Oleh Adian Saputra
APA penyebab kemiskinan di Indonesia sulit untuk diminimalkan? Jawabannya ialah akses masyarakat miskin untuk mendapatkan modal usaha produktif tidak pernah diberikan oleh pemerintah. Sejak era Reformasi, masyarakat miskin sulit untuk mendapatkan modal berusaha. Mereka, misalnya, yang menjadi penambang batu di bukit, berdagang kecil-kecilan di rumahnya, atau menjadi buruh, sulit untuk mendapatkan uang yang bisa mereka putar sebagai usaha produktif. Hal ini yang kemudian menyebabkan mereka terus saja didera kemiskinan hingga bertahun-tahun.

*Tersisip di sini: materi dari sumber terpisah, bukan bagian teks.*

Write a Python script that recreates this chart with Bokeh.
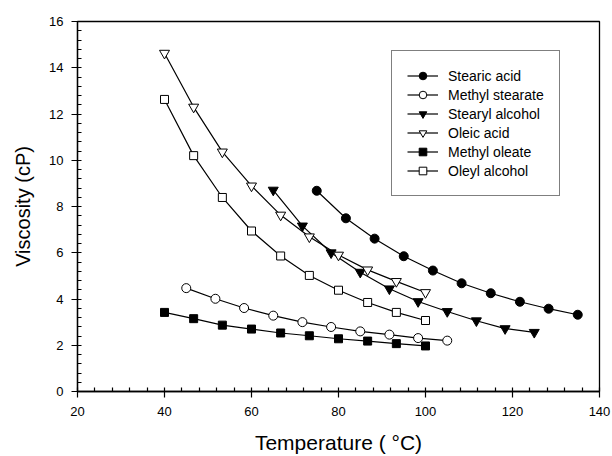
from bokeh.plotting import figure
from bokeh.models import Range1d, SingleIntervalTicker, Legend, LegendItem
from bokeh.embed import file_html
from bokeh.resources import INLINE

# Data
stearic_acid_T = [75, 81.7, 88.3, 95, 101.7, 108.3, 115, 121.7, 128.3, 135]
stearic_acid_v = [8.68, 7.49, 6.61, 5.85, 5.23, 4.68, 4.25, 3.88, 3.58, 3.32]

methyl_stearate_T = [45, 51.7, 58.3, 65, 71.7, 78.3, 85, 91.7, 98.3, 105]
methyl_stearate_v = [4.47, 4.01, 3.61, 3.28, 3.0, 2.79, 2.6, 2.46, 2.31, 2.2]

stearyl_alcohol_T = [65, 71.7, 78.3, 85, 91.7, 98.3, 105, 111.7, 118.3, 125]
stearyl_alcohol_v = [8.71, 7.16, 6.0, 5.16, 4.44, 3.89, 3.46, 3.06, 2.72, 2.56]

oleic_acid_T = [40, 46.7, 53.3, 60, 66.7, 73.3, 80, 86.7, 93.3, 100]
oleic_acid_v = [14.63, 12.3, 10.36, 8.89, 7.63, 6.69, 5.9, 5.26, 4.76, 4.28]

methyl_oleate_T = [40, 46.7, 53.3, 60, 66.7, 73.3, 80, 86.7, 93.3, 100]
methyl_oleate_v = [3.42, 3.15, 2.87, 2.7, 2.53, 2.41, 2.28, 2.18, 2.07, 1.97]

oleyl_alcohol_T = [40, 46.7, 53.3, 60, 66.7, 73.3, 80, 86.7, 93.3, 100]
oleyl_alcohol_v = [12.63, 10.2, 8.39, 6.94, 5.86, 5.02, 4.38, 3.85, 3.42, 3.07]

series = [
    ("Stearic acid", stearic_acid_T, stearic_acid_v, "circle", "black", 9),
    ("Methyl stearate", methyl_stearate_T, methyl_stearate_v, "circle", "white", 9),
    ("Stearyl alcohol", stearyl_alcohol_T, stearyl_alcohol_v, "inverted_triangle", "black", 10),
    ("Oleic acid", oleic_acid_T, oleic_acid_v, "inverted_triangle", "white", 10),
    ("Methyl oleate", methyl_oleate_T, methyl_oleate_v, "square", "black", 8),
    ("Oleyl alcohol", oleyl_alcohol_T, oleyl_alcohol_v, "square", "white", 8),
]

FONT = "Liberation Sans"

p = figure(width=612, height=456, output_backend="svg", toolbar_location=None,
           x_range=Range1d(20, 140), y_range=Range1d(0, 16),
           min_border_left=77, min_border_right=13, min_border_top=21,
           min_border_bottom=64)

p.xgrid.visible = False
p.ygrid.visible = False
p.outline_line_color = "black"
p.outline_line_width = 1.3
p.outline_line_alpha = 1

p.xaxis.ticker = SingleIntervalTicker(interval=20, num_minor_ticks=5)
p.yaxis.ticker = SingleIntervalTicker(interval=2, num_minor_ticks=5)
p.xaxis.axis_label = "Temperature ( °C)"
p.yaxis.axis_label = "Viscosity (cP)"

for ax in (p.xaxis[0], p.yaxis[0]):
    ax.major_tick_in = 0
    ax.major_tick_out = 6
    ax.minor_tick_in = 4
    ax.minor_tick_out = 0
    ax.axis_line_width = 1.3
    ax.axis_line_color = "black"
    ax.major_tick_line_color = "black"
    ax.minor_tick_line_color = "black"
    ax.major_tick_line_width = 1.2
    ax.minor_tick_line_width = 1.2
    ax.major_label_text_font = FONT
    ax.major_label_text_font_size = "13px"
    ax.major_label_text_color = "black"
    ax.axis_label_text_font = FONT
    ax.axis_label_text_font_size = "20px"
    ax.axis_label_text_font_style = "normal"
    ax.axis_label_text_color = "black"

p.xaxis.axis_label_text_font_size = "21px"
p.xaxis.major_label_standoff = 9
p.yaxis.major_label_standoff = 8
p.xaxis.axis_label_standoff = 12
p.yaxis.axis_label_standoff = 12

items = []
for name, xs, ys, marker, fill, size in series:
    ln = p.line(xs, ys, line_color="black", line_width=1.2)
    sc = p.scatter(xs, ys, marker=marker, size=size, fill_color=fill,
                   line_color="black", line_width=1)
    items.append(LegendItem(label=name, renderers=[ln, sc]))

legend = Legend(items=items, location=(314, 195), margin=0, padding=15,
                spacing=0, glyph_height=19, glyph_width=31, label_height=19,
                label_standoff=10, label_text_font=FONT,
                label_text_font_size="14px", label_text_color="black",
                border_line_color="black", border_line_width=1.2,
                background_fill_alpha=1)
p.add_layout(legend)

open("out.html", "w").write(file_html(p, INLINE))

Alokasi anggaran buat pemerintah rupanya permisif untuk dikorupsi para maling kelas kakap besar ketimbang memberdayakan masyarakat miskin. Duit pajak di Indonesia lebih suka dikorupsi orang semacam Gayus ketimbang diberikan kepada orang miskin. Kalau saja uang Rp65 miliar diberikan secara merata kepada 10 ribu kepala keluarga miskin, masing-masing akan akan memperoleh lebih dari Rp6,5 juta. Angka itu sudah lebih dari cukup buat masyarakat miskin kita bangkit dari keadaan. Sayang, hal seperti itu sulit diwujudkan.
Perbankan kita juga demikian. Masih enggan memberikan pinjaman terhadap masyarakat miskin yang mau berniaga atau berwirausaha. Mereka lebih memilih untuk mengalokasikannya buat korporasi besar.

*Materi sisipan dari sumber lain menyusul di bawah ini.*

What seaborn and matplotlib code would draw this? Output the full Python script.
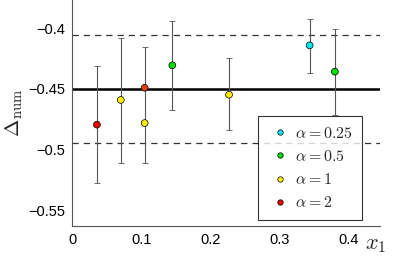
import numpy as np
import pandas as pd
import seaborn as sns
import matplotlib
matplotlib.use("Agg")
from matplotlib import pyplot as plt

# 数据
x1 = [0.036, 0.0705, 0.105, 0.105, 0.145, 0.227, 0.3435, 0.380]
delta = [-0.4793, -0.459, -0.478, -0.449, -0.4306, -0.4547, -0.4142, -0.4358]
err_lo = [-0.5273, -0.5104, -0.511, -0.449, -0.4672, -0.4836, -0.4366, -0.4713]
err_hi = [-0.4311, -0.4082, -0.4158, -0.449, -0.394, -0.4248, -0.3929, -0.4006]
alpha = ['2', '1', '1', '2', '0.5', '1', '0.25', '0.5']
alpha_order = ['0.25', '0.5', '1', '2']
colors = ['#00e8f0', '#00dd00', '#ffee00', '#ee0000']

ref_mean = -0.45
ref_band = [-0.4055, -0.494]

sns.set_style("white")
plt.rcParams['font.family'] = ['Liberation Sans', 'DejaVu Sans']
plt.rcParams['mathtext.fontset'] = 'cm'

df = pd.DataFrame({'x1': x1, 'delta': delta, 'alpha': alpha})
df['label'] = df['alpha'].map(lambda a: r'$\alpha = %s$' % a)

fig = plt.figure(figsize=(3.99, 2.56), dpi=100)
ax = fig.add_axes([0.1805, 0.117, 0.7715, 0.883])

# 误差线
yerr = [np.array(delta) - np.array(err_lo), np.array(err_hi) - np.array(delta)]
ax.errorbar(x1, delta, yerr=yerr, fmt='none', ecolor='#555555', elinewidth=0.8,
            capsize=2, capthick=0.6, zorder=2)

ax.axhline(ref_mean, color='black', lw=1.8, zorder=1)
for b in ref_band:
    ax.axhline(b, color='#333333', lw=0.9, ls=(0, (5, 4)), zorder=1)

pal = dict(zip([r'$\alpha = %s$' % a for a in alpha_order], colors))
sns.scatterplot(data=df, x='x1', y='delta', hue='label',
                hue_order=[r'$\alpha = %s$' % a for a in alpha_order],
                palette=pal, s=24, edgecolor='black', linewidth=0.5, zorder=3, ax=ax)
# 0.105 处的红点颜色偏橙
ax.collections[-1].set_facecolors([pal[l] if not (xx == 0.105 and l.endswith('2$')) else '#e04010'
                                   for xx, l in zip(df['x1'], df['label'])])

ax.set_xlim(0, 0.445)
ax.set_ylim(-0.5625, -0.377)
ax.set_xticks([0, 0.1, 0.2, 0.3, 0.4])
ax.set_xticklabels(['0', '0.1', '0.2', '0.3', '0.4'])
ax.set_yticks([-0.4, -0.45, -0.5, -0.55])
ax.set_yticklabels(['\u22120.4', '\u22120.45', '\u22120.5', '\u22120.55'])
ax.tick_params(direction='in', length=3, width=0.6, labelsize=10.5, colors='#333333',
               labelcolor='black', pad=5)
for s in ['top', 'right']:
    ax.spines[s].set_visible(False)
for s in ['left', 'bottom']:
    ax.spines[s].set_color('#555555')
    ax.spines[s].set_linewidth(0.8)

ax.set_xlabel('')
ax.set_ylabel(r'$\Delta_{\mathrm{num}}$', fontsize=15, labelpad=2)
fig.text(0.915, 0.025, r'$x_1$', fontsize=16)

leg = ax.legend(loc='lower right', bbox_to_anchor=(0.9416, 0.0265), fontsize=11.5,
                frameon=True, fancybox=False, edgecolor='black', handletextpad=0.1,
                handlelength=1.6, borderpad=0.6, labelspacing=0.52, markerscale=0.8,
                borderaxespad=0)
leg.get_frame().set_linewidth(0.8)

fig.savefig('out.png', dpi=100)
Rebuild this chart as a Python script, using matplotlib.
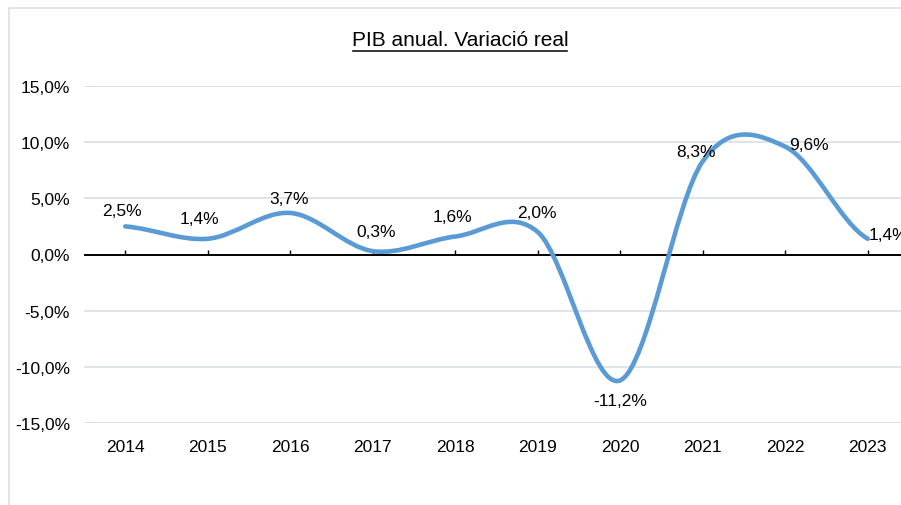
import numpy as np
import matplotlib
matplotlib.use("Agg")
import matplotlib.pyplot as plt
from matplotlib.path import Path
from matplotlib.patches import PathPatch, Rectangle
from matplotlib.lines import Line2D
from matplotlib.markers import TICKUP
from matplotlib.ticker import FuncFormatter
from matplotlib.transforms import IdentityTransform

plt.rcParams['font.family'] = ['Liberation Sans', 'DejaVu Sans']

# Dades
anys = ['2014', '2015', '2016', '2017', '2018', '2019', '2020', '2021', '2022', '2023']
pib = [2.5, 1.4, 3.7, 0.3, 1.6, 2.0, -11.2, 8.3, 9.6, 1.4]

# desplaçament de les etiquetes (pixels)
offsets = [(-3, 16), (-8, 20), (-1, 14), (3, 20), (-2.5, 20), (-1, 20),
           (-0.5, -20), (-6.5, 10), (24, 2), (21, 4)]

blau = '#5B9BD5'
gris = '#D9DFE6'
fs = 12.5

W, H = 901, 506
fig = plt.figure(figsize=(W / 100, H / 100), dpi=100)

# marc del grafic
fig.patches.append(Rectangle((8.5 / W, -0.1), 1.2, 1 - 9 / H + 0.1,
                             transform=fig.transFigure, fill=False,
                             edgecolor=gris, linewidth=1.2))

left, right = 84, 909
top, bottom = 87, 424
ax = fig.add_axes([left / W, (H - bottom) / H, (right - left) / W, (bottom - top) / H])

n = len(pib)
x = np.arange(n)
ax.set_xlim(-0.5, n - 0.5)
ax.set_ylim(-15, 15)
ax.set_yticks(np.arange(-15, 16, 5))
ax.yaxis.set_major_formatter(FuncFormatter(lambda v, p: f"{v:.1f}%".replace('.', ',')))
ax.set_xticks(x, anys)
ax.tick_params(axis='both', length=0, labelsize=fs, colors='black')
ax.tick_params(axis='y', pad=10)
ax.tick_params(axis='x', pad=11.5)
for s in ax.spines.values():
    s.set_visible(False)
ax.grid(axis='y', color=gris, linewidth=1.2)
ax.set_axisbelow(True)

# eix horitzontal a 0 amb marques cap amunt
ax.axhline(0, color='black', linewidth=1.4, zorder=2)
ax.plot(x, np.zeros(n), linestyle='none', marker=TICKUP, markersize=3.5,
        markeredgewidth=1, color='black', zorder=2)

# linia suavitzada (corbes de Bezier)
verts = [(x[0], pib[0])]
codes = [Path.MOVETO]
for i in range(n - 1):
    p0 = pib[i - 1] if i > 0 else pib[i]
    p3 = pib[i + 2] if i + 2 < n else pib[i + 1]
    c1 = pib[i] + (pib[i + 1] - p0) / 6
    c2 = pib[i + 1] - (p3 - pib[i]) / 6
    verts += [(x[i] + 1 / 3, c1), (x[i + 1] - 1 / 3, c2), (x[i + 1], pib[i + 1])]
    codes += [Path.CURVE4] * 3
ax.add_patch(PathPatch(Path(verts, codes), fill=False, edgecolor=blau,
                       linewidth=3.3, capstyle='round', joinstyle='round', zorder=3))

for i, v in enumerate(pib):
    ax.annotate(f"{v:.1f}%".replace('.', ','), (x[i], v), xytext=offsets[i],
                textcoords='offset pixels', ha='center', va='center',
                fontsize=fs, color='black', annotation_clip=False, zorder=4)

t = fig.text(460 / W, 1 - 41 / H, 'PIB anual. Variació real', ha='center', va='center',
             fontsize=15, color='black')
fig.canvas.draw()
bb = t.get_window_extent()
fig.add_artist(Line2D([bb.x0 + 1, bb.x1 - 1], [H - 52, H - 52], color='black',
                      linewidth=1.1, transform=IdentityTransform()))

fig.savefig('out.png', dpi=100)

Lalu, item apa lagi yang membuat masyarakat kita selalu miskin?
Anggaran pemerintah untuk pemberdayaan masyarakat kelas bawah tidak pernah ada sesungguhnya. Pemerintah Yudhoyono boleh merasa sudah berbuat dengan membuat program Kredit Usaha Rakyat atau KUR. Namun, percayalah, itu cuma kamuflase. Banyak orang yang berkeliling dari satu bank ke bank lain yang diiklankan pemerintah bisa meminjamkan KUR itu. Nyatanya semua cuma pepesan kosong. Peluncuran program bagi-bagi kredit buat rakyat hanya komoditas politik untuk menaikkan citra menjelang Pemilihan Presiden 2009.

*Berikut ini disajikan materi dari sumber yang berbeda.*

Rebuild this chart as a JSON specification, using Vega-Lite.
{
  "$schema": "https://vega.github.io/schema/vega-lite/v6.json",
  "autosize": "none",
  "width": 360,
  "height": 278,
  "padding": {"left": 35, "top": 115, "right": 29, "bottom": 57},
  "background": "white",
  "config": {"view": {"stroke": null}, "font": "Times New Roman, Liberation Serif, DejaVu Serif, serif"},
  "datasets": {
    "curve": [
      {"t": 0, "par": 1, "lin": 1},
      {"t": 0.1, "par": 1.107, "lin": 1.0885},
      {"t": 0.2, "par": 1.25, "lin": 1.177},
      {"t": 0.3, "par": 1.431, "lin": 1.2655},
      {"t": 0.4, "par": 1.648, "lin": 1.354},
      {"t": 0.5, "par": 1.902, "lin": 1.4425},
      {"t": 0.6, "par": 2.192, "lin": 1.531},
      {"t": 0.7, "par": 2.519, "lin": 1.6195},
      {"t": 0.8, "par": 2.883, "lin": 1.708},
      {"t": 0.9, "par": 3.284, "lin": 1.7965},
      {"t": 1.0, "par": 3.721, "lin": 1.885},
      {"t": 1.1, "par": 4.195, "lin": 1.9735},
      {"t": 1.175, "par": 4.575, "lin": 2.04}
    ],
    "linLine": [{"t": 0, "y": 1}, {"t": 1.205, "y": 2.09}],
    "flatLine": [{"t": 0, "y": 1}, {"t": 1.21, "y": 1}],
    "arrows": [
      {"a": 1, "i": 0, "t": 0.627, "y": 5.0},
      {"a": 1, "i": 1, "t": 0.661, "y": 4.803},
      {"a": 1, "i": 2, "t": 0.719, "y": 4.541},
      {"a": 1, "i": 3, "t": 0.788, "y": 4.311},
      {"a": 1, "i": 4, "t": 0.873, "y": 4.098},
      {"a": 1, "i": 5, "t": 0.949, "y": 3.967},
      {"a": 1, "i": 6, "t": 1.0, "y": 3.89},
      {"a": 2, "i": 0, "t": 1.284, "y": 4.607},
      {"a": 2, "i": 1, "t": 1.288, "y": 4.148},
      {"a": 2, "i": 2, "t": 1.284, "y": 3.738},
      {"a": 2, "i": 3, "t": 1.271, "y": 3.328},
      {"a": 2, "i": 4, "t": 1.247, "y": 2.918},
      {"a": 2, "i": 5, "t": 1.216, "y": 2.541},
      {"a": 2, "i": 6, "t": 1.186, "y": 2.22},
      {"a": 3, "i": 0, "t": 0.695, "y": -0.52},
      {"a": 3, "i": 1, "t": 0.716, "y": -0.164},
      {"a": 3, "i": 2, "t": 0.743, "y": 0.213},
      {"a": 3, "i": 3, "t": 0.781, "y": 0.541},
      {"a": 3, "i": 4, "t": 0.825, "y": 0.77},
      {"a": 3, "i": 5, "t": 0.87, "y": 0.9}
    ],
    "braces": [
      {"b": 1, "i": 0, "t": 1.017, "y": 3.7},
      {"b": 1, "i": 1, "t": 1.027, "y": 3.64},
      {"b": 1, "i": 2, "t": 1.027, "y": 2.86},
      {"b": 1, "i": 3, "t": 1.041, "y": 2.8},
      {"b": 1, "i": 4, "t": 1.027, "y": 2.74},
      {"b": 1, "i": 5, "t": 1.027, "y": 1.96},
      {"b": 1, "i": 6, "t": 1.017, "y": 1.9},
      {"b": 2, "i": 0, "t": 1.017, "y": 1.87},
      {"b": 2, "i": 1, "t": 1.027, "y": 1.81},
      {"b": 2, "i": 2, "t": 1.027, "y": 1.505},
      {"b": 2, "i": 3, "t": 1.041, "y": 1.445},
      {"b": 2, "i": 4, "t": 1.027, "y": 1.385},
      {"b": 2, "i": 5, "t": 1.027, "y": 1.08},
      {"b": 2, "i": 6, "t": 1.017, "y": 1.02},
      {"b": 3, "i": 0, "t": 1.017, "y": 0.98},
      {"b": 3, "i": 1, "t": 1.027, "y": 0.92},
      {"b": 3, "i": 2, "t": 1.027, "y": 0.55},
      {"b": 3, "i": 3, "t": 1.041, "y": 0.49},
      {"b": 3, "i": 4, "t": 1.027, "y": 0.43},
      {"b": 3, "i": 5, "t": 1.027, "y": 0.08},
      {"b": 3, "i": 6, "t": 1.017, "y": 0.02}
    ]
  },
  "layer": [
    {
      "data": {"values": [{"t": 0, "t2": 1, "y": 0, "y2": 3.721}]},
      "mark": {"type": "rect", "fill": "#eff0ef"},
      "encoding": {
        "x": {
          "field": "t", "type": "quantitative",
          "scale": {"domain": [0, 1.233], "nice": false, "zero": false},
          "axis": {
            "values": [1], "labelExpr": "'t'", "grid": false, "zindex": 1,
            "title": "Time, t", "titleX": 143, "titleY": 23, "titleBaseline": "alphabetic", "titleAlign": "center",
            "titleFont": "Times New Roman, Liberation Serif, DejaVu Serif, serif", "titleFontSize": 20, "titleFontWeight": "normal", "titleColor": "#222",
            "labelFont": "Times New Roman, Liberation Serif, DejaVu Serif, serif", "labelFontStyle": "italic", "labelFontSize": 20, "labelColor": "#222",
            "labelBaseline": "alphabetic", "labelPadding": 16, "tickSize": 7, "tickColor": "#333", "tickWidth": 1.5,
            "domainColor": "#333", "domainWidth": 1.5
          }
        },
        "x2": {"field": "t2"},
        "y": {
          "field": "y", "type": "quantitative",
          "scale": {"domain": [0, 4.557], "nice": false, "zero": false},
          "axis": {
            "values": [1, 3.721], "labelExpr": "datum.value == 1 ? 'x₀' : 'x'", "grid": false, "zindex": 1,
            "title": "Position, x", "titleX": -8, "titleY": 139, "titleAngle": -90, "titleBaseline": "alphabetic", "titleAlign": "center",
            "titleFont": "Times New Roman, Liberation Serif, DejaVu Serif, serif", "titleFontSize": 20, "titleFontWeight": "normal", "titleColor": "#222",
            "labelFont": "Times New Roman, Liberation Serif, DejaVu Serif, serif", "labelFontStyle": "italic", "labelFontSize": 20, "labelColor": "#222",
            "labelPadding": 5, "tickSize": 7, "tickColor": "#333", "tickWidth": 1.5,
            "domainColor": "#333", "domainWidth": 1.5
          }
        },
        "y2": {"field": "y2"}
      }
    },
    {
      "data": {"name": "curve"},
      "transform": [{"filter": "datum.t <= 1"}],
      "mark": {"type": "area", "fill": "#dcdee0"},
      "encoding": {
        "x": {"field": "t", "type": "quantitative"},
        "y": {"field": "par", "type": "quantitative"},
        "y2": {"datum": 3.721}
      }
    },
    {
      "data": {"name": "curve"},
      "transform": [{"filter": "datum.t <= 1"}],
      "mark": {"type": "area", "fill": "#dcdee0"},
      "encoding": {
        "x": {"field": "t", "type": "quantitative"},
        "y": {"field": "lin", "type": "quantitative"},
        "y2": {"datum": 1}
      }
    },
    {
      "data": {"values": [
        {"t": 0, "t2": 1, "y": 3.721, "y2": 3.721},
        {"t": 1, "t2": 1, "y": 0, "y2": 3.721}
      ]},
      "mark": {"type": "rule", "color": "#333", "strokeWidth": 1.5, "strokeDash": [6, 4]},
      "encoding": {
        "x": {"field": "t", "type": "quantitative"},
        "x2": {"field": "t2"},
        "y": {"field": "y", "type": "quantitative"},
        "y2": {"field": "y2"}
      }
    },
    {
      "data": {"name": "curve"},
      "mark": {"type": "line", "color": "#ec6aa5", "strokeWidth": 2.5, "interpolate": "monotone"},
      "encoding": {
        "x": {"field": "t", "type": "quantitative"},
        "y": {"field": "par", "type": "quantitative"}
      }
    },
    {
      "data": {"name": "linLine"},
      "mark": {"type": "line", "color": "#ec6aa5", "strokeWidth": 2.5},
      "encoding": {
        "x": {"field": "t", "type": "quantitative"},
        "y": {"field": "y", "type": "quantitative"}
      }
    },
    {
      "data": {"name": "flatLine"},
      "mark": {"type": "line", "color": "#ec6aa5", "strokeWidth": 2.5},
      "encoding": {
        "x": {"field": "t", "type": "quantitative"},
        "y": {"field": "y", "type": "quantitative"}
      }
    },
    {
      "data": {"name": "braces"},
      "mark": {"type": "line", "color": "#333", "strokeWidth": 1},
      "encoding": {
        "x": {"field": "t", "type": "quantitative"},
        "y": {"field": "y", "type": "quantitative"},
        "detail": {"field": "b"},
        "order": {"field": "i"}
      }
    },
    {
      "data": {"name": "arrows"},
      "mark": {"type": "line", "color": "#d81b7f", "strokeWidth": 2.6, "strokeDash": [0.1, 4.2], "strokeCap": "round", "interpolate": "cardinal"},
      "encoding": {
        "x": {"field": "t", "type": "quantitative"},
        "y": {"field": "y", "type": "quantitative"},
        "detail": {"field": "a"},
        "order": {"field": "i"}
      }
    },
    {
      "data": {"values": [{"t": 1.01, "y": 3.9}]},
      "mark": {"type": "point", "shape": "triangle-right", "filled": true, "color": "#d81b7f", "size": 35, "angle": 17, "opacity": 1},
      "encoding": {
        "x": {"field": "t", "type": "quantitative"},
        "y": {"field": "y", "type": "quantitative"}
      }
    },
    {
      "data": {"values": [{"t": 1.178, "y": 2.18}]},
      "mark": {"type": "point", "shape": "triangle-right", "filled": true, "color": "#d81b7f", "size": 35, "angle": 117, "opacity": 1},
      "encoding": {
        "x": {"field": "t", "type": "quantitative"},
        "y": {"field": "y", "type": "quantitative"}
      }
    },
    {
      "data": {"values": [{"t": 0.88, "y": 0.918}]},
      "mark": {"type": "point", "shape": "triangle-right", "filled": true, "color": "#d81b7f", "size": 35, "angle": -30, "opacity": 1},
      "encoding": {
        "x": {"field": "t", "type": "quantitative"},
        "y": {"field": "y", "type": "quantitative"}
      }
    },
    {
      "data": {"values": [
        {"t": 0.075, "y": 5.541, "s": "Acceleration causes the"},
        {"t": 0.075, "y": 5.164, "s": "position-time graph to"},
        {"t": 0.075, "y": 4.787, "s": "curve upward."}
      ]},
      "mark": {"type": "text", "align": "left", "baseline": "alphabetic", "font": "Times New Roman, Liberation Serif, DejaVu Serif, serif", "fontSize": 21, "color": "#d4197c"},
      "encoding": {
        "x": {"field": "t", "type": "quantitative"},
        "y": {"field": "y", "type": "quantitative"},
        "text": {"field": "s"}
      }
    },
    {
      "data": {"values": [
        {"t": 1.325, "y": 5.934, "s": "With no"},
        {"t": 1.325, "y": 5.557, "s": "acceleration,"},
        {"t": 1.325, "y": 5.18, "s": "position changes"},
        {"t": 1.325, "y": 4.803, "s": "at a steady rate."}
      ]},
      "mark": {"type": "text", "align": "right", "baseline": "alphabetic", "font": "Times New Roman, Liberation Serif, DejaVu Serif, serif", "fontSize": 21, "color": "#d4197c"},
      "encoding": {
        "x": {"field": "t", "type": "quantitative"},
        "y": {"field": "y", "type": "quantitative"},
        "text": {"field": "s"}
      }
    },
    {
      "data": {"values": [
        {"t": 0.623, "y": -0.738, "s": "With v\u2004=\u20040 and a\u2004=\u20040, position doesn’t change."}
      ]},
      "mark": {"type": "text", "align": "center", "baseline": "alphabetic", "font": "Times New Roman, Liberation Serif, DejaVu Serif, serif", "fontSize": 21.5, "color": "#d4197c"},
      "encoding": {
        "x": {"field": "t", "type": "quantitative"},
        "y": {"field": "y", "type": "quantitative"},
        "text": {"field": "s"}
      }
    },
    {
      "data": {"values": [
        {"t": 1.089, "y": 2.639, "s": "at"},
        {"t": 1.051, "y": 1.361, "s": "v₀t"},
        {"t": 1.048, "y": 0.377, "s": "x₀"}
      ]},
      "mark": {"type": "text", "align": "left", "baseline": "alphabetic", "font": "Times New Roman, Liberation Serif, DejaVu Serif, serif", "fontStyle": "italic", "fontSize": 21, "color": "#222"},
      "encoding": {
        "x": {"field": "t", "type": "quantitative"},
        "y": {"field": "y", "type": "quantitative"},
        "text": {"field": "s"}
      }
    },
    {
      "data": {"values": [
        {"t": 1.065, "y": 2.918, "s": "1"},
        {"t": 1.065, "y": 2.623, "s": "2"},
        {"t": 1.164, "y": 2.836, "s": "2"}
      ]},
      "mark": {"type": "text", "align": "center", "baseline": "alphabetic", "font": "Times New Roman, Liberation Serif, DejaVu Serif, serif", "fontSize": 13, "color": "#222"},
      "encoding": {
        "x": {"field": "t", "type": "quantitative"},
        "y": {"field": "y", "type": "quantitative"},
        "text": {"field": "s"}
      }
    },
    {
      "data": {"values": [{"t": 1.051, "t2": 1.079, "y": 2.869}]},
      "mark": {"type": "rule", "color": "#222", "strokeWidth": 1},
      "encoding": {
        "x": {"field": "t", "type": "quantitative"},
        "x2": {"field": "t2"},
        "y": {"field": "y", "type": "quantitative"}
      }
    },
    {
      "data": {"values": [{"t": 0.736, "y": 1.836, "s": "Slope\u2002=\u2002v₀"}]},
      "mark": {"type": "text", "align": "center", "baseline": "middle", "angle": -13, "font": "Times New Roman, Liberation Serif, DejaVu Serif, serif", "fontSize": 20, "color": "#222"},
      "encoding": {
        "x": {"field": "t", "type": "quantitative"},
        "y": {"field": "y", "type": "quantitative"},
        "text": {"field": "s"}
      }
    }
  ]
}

Apa lagi? Ini dia: penerimaan PNS. Setiap tahun pemerintah membuka lowongan buat alumni kampus agar menjadi abdi negara. Kebijakan ini sudah tentu salah besar. Mengapa? Sebab, kebanyakan para amtenar tersebut tidak produktif melayani rakyat. Lihat, betapa banyak abdi negara yang cuma duduk, mengobrol, bahkan main game di saat jam kerja. Mereka yang bekerja di kabupaten lain malah berangkat saat matahari naik sepenggalahan sehingga terlambat sampai kantor pemerintah. Penerimaan pegawai negeri ternyata memiskinkan bangsa. Alokasi buat gaji mereka mubazir, yang semestinya bisa didistribusikan buat orang kecil. Penyetopan penerimaan pegawai mutlak dilakukan minimal dalam sepuluh tahun terakhir, kecuali buat formasi yang memang dibutuhkan rakyat, utamanya di daerah terpencil: guru, bidan, dokter. Di luar itu, apalagi yang berembe-embel, tenaga teknis, itu cuma bualan pejabat negara yang ingin anak dan kerabatnya menjadi amtenar.
Lalu, bagaimana kita menatap masa depan orang miskin di negeri ini. Jujur kita akui, kita sudah tak percaya lagi kepada pemegang kebijakan selama mereka masih mementingkan citra, terbangunnya koalisi, dibandingkan mau menarik tangan si miskin sehingga tak berkubang dalam kemelaratan.
Bank harus didorong untuk memberikan kredit lunak buat masyarakat, penerimaan PNS mesti disetop, korupsi harus diberantas hingga koruptornya disiapkan peti mati. Yang juga penting kita membutuhkan pemimpin yang kuat, yang berkarakter, yang prorakyat, dan siap tidak populis. Itu bisa disumbang oleh partai politik atau ormas yang punya mekanisme kaderisasi yang kuat. Sayangnya, hingga sekarang belum ada nama yang patut disorongkan. Termasuk yang menjabat sekarang. Revolusi buat negeri ini harus dilakukan agar tak perlu berlama-lama masyarakat berkubang dalam kemiskinan.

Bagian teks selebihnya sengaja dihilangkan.